* BEGIN Raw data *
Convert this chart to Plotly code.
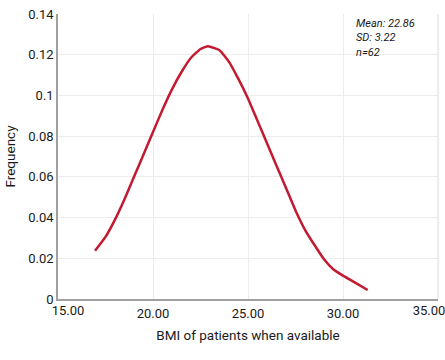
import plotly.graph_objects as go

# Values
bmi = [16.95, 17.5, 18.0, 18.5, 19.0, 19.5, 20.0, 20.5, 21.0, 21.5, 22.0, 22.5, 22.9,
       23.5, 24.0, 24.5, 25.0, 25.5, 26.0, 26.5, 27.0, 27.5, 28.0, 28.5, 29.0, 29.5,
       30.0, 30.5, 31.3]
freq = [0.0237, 0.0305, 0.039, 0.049, 0.060, 0.071, 0.082, 0.093, 0.103, 0.1115, 0.1185, 0.1228, 0.1242,
        0.1222, 0.1165, 0.108, 0.0985, 0.0875, 0.0765, 0.0655, 0.0545, 0.0435, 0.034, 0.0265, 0.0195, 0.0145,
        0.0115, 0.0088, 0.0044]

x_ticks_mid = [20, 25, 30]
x_tick_first = [15]
x_tick_last = [35]
y_ticks = [0, 0.02, 0.04, 0.06, 0.08, 0.1, 0.12, 0.14]
y_tick_labels = ["0", "0.02", "0.04", "0.06", "0.08", "0.1", "0.12", "0.14"]
stats_text = "Mean: 22.86<br>SD: 3.22<br>n=62"

FONT = "Roboto, Liberation Sans Narrow, sans-serif"
X_RANGE = [15, 35]

fig = go.Figure()
fig.add_trace(go.Scatter(
    x=bmi, y=freq, mode="lines",
    line=dict(color="#c21a30", width=2.5, shape="spline", smoothing=0.4),
    showlegend=False, hoverinfo="skip",
))

edge_axis = dict(
    overlaying="x", matches="x", range=X_RANGE, side="bottom", anchor="y",
    showgrid=False, showline=False, zeroline=False, ticks="", automargin=False,
    tickformat=".2f", ticklabeloverflow="allow", ticklabelstandoff=2,
    tickfont=dict(family=FONT, size=13, color="#1a1a1a"),
)

fig.update_layout(
    width=445, height=360, autosize=False,
    margin=dict(l=58, r=7, t=14, b=61, pad=0),
    paper_bgcolor="white", plot_bgcolor="white",
    font=dict(family=FONT, size=13, color="#1a1a1a"),
    xaxis=dict(
        range=X_RANGE, tickvals=x_ticks_mid, tickformat=".2f", automargin=False,
        showgrid=True, gridcolor="#ececec", gridwidth=1,
        showline=True, linecolor="#a0a0a0", linewidth=1.5,
        mirror=False, zeroline=False, ticks="",
        ticklabelstandoff=2,
        title=dict(text="BMI of patients when available", font=dict(family=FONT, size=13.5), standoff=10),
        tickfont=dict(family=FONT, size=13),
    ),
    xaxis2=dict(edge_axis, tickvals=x_tick_first, ticklabelshift=10),
    xaxis3=dict(edge_axis, tickvals=x_tick_last, ticklabelshift=-9),
    yaxis=dict(
        range=[0, 0.14], tickvals=y_ticks, ticktext=y_tick_labels, automargin=False,
        showgrid=True, gridcolor="#ececec", gridwidth=1,
        showline=True, linecolor="#a0a0a0", linewidth=1.5,
        zeroline=False, ticks="",
        title=dict(text="Frequency", font=dict(family=FONT, size=13.5), standoff=10),
        tickfont=dict(family=FONT, size=13),
    ),
    shapes=[dict(type="line", xref="paper", yref="paper", x0=1, x1=1, y0=0, y1=1,
                 line=dict(color="#dcdcdc", width=1))],
    annotations=[dict(
        text=stats_text, xref="paper", yref="paper", x=0.78, y=0.995,
        xanchor="left", yanchor="top", align="left", showarrow=False,
        font=dict(family=FONT, size=11, color="#1a1a1a", style="italic"),
    )],
)

# invisible anchor traces so the overlay axes are drawn
fig.add_trace(go.Scatter(x=x_tick_first, y=[None], xaxis="x2", yaxis="y", mode="lines",
                         showlegend=False, hoverinfo="skip"))
fig.add_trace(go.Scatter(x=x_tick_last, y=[None], xaxis="x3", yaxis="y", mode="lines",
                         showlegend=False, hoverinfo="skip"))

fig.write_html(
    "out.html",
    config={"responsive": False, "displayModeBar": False},
    post_script="document.body.style.margin='0';document.body.style.padding='0';",
)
* END Raw data *
**Task statement**: Return the material exactly as given, apart from the pictures.

**Response for this exercise**:
Convert this chart to Plotly code.
import plotly.graph_objects as go

# Values
bmi = [16.95, 17.5, 18.0, 18.5, 19.0, 19.5, 20.0, 20.5, 21.0, 21.5, 22.0, 22.5, 22.9,
       23.5, 24.0, 24.5, 25.0, 25.5, 26.0, 26.5, 27.0, 27.5, 28.0, 28.5, 29.0, 29.5,
       30.0, 30.5, 31.3]
freq = [0.0237, 0.0305, 0.039, 0.049, 0.060, 0.071, 0.082, 0.093, 0.103, 0.1115, 0.1185, 0.1228, 0.1242,
        0.1222, 0.1165, 0.108, 0.0985, 0.0875, 0.0765, 0.0655, 0.0545, 0.0435, 0.034, 0.0265, 0.0195, 0.0145,
        0.0115, 0.0088, 0.0044]

x_ticks_mid = [20, 25, 30]
x_tick_first = [15]
x_tick_last = [35]
y_ticks = [0, 0.02, 0.04, 0.06, 0.08, 0.1, 0.12, 0.14]
y_tick_labels = ["0", "0.02", "0.04", "0.06", "0.08", "0.1", "0.12", "0.14"]
stats_text = "Mean: 22.86<br>SD: 3.22<br>n=62"

FONT = "Roboto, Liberation Sans Narrow, sans-serif"
X_RANGE = [15, 35]

fig = go.Figure()
fig.add_trace(go.Scatter(
    x=bmi, y=freq, mode="lines",
    line=dict(color="#c21a30", width=2.5, shape="spline", smoothing=0.4),
    showlegend=False, hoverinfo="skip",
))

edge_axis = dict(
    overlaying="x", matches="x", range=X_RANGE, side="bottom", anchor="y",
    showgrid=False, showline=False, zeroline=False, ticks="", automargin=False,
    tickformat=".2f", ticklabeloverflow="allow", ticklabelstandoff=2,
    tickfont=dict(family=FONT, size=13, color="#1a1a1a"),
)

fig.update_layout(
    width=445, height=360, autosize=False,
    margin=dict(l=58, r=7, t=14, b=61, pad=0),
    paper_bgcolor="white", plot_bgcolor="white",
    font=dict(family=FONT, size=13, color="#1a1a1a"),
    xaxis=dict(
        range=X_RANGE, tickvals=x_ticks_mid, tickformat=".2f", automargin=False,
        showgrid=True, gridcolor="#ececec", gridwidth=1,
        showline=True, linecolor="#a0a0a0", linewidth=1.5,
        mirror=False, zeroline=False, ticks="",
        ticklabelstandoff=2,
        title=dict(text="BMI of patients when available", font=dict(family=FONT, size=13.5), standoff=10),
        tickfont=dict(family=FONT, size=13),
    ),
    xaxis2=dict(edge_axis, tickvals=x_tick_first, ticklabelshift=10),
    xaxis3=dict(edge_axis, tickvals=x_tick_last, ticklabelshift=-9),
    yaxis=dict(
        range=[0, 0.14], tickvals=y_ticks, ticktext=y_tick_labels, automargin=False,
        showgrid=True, gridcolor="#ececec", gridwidth=1,
        showline=True, linecolor="#a0a0a0", linewidth=1.5,
        zeroline=False, ticks="",
        title=dict(text="Frequency", font=dict(family=FONT, size=13.5), standoff=10),
        tickfont=dict(family=FONT, size=13),
    ),
    shapes=[dict(type="line", xref="paper", yref="paper", x0=1, x1=1, y0=0, y1=1,
                 line=dict(color="#dcdcdc", width=1))],
    annotations=[dict(
        text=stats_text, xref="paper", yref="paper", x=0.78, y=0.995,
        xanchor="left", yanchor="top", align="left", showarrow=False,
        font=dict(family=FONT, size=11, color="#1a1a1a", style="italic"),
    )],
)

# invisible anchor traces so the overlay axes are drawn
fig.add_trace(go.Scatter(x=x_tick_first, y=[None], xaxis="x2", yaxis="y", mode="lines",
                         showlegend=False, hoverinfo="skip"))
fig.add_trace(go.Scatter(x=x_tick_last, y=[None], xaxis="x3", yaxis="y", mode="lines",
                         showlegend=False, hoverinfo="skip"))

fig.write_html(
    "out.html",
    config={"responsive": False, "displayModeBar": False},
    post_script="document.body.style.margin='0';document.body.style.padding='0';",
)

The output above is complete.